Higher-fat sticks melt a touch slower and carry flavor further. Use them in laminated pastries, buttercreams, and rich cookies. If they’re the salted variety, the same 1/4-teaspoon reduction per stick still applies.
Practical Scenarios And Adjustments
| Recipe Type | If Using Salted Butter | Tip |
|---|---|---|
| Layer cakes | Reduce added salt by 1/4–3/8 tsp per stick | Keep butter cool, not cold, before creaming. |
| Chewy cookies | Reduce added salt by 1/4 tsp per stick | Chill dough 30–60 minutes to prevent spread. |
| Shortbread | Use salted; no added salt | Dock and bake low for even edges. |
| Muffins/quick breads | Reduce added salt by 1/4 tsp per stick | Mix just until flour disappears. |
| Pie dough | Use salted; skip added salt | Keep butter in pea-size bits for flakes. |
Handling, Measuring, And Tasting For Consistency
Temperature Control
For creamed cakes, butter should press like clay, not melt. Too soft and the air you need for lift leaks out; too firm and sugar can’t cut in.
Weights Beat Volume
Sticks vary slightly by shape and wrapper markings. Weigh butter and salt when you can. Accuracy saves you from salty surprises and dense crumbs.
Salt Style And Dissolving
Fine sea salt dissolves faster than flaky kosher crystals. If you switch brands mid-bag, whisk dry ingredients longer so the crystals spread evenly.

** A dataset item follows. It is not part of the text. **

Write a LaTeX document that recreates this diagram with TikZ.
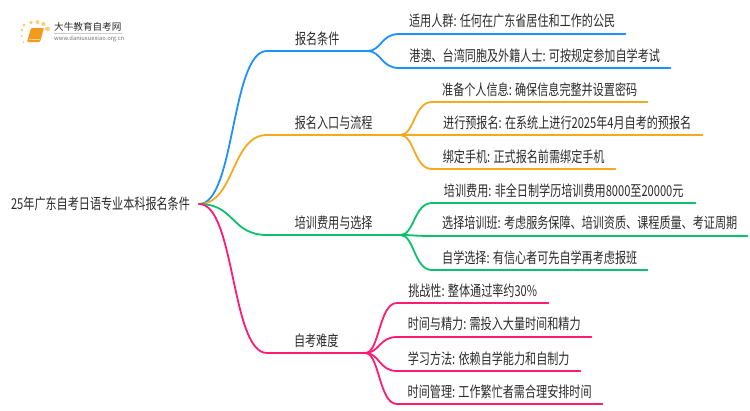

Common Troubles And Quick Fixes
My Cookies Taste Too Salty
Swap half the dough for a fresh, unsalted batch and fold together. Or bake as minis and finish with a sweet dusting to balance.
The Cake Is Tight And Dry
The likely combo is warm butter and over-mixed batter. Next time, start with cooler butter, add eggs one at a time, and weigh the salt.
The Frosting Tastes Flat
Buttercream needs a pinch of salt even with unsalted sticks. Start low, beat longer, and add a drop of vanilla or lemon to lift.
Buying, Storing, And Picking A Brand
Unsalted sticks tend to move faster on store shelves because there’s no preservative bump from salt. Look for wrap dates you can read, stash extras in the freezer, and rotate so the freshest packs support your most delicate bakes.
Want a deeper pantry skill next? Skim our butter vs ghee uses for stovetop and baking swaps.
Bottom Line For Home Bakers
Use unsalted sticks for precise sweets so you set the seasoning, not the brand. When salted butter is what you have, reduce the added salt by 1/4 teaspoon per stick, taste when safe, and bake with confidence.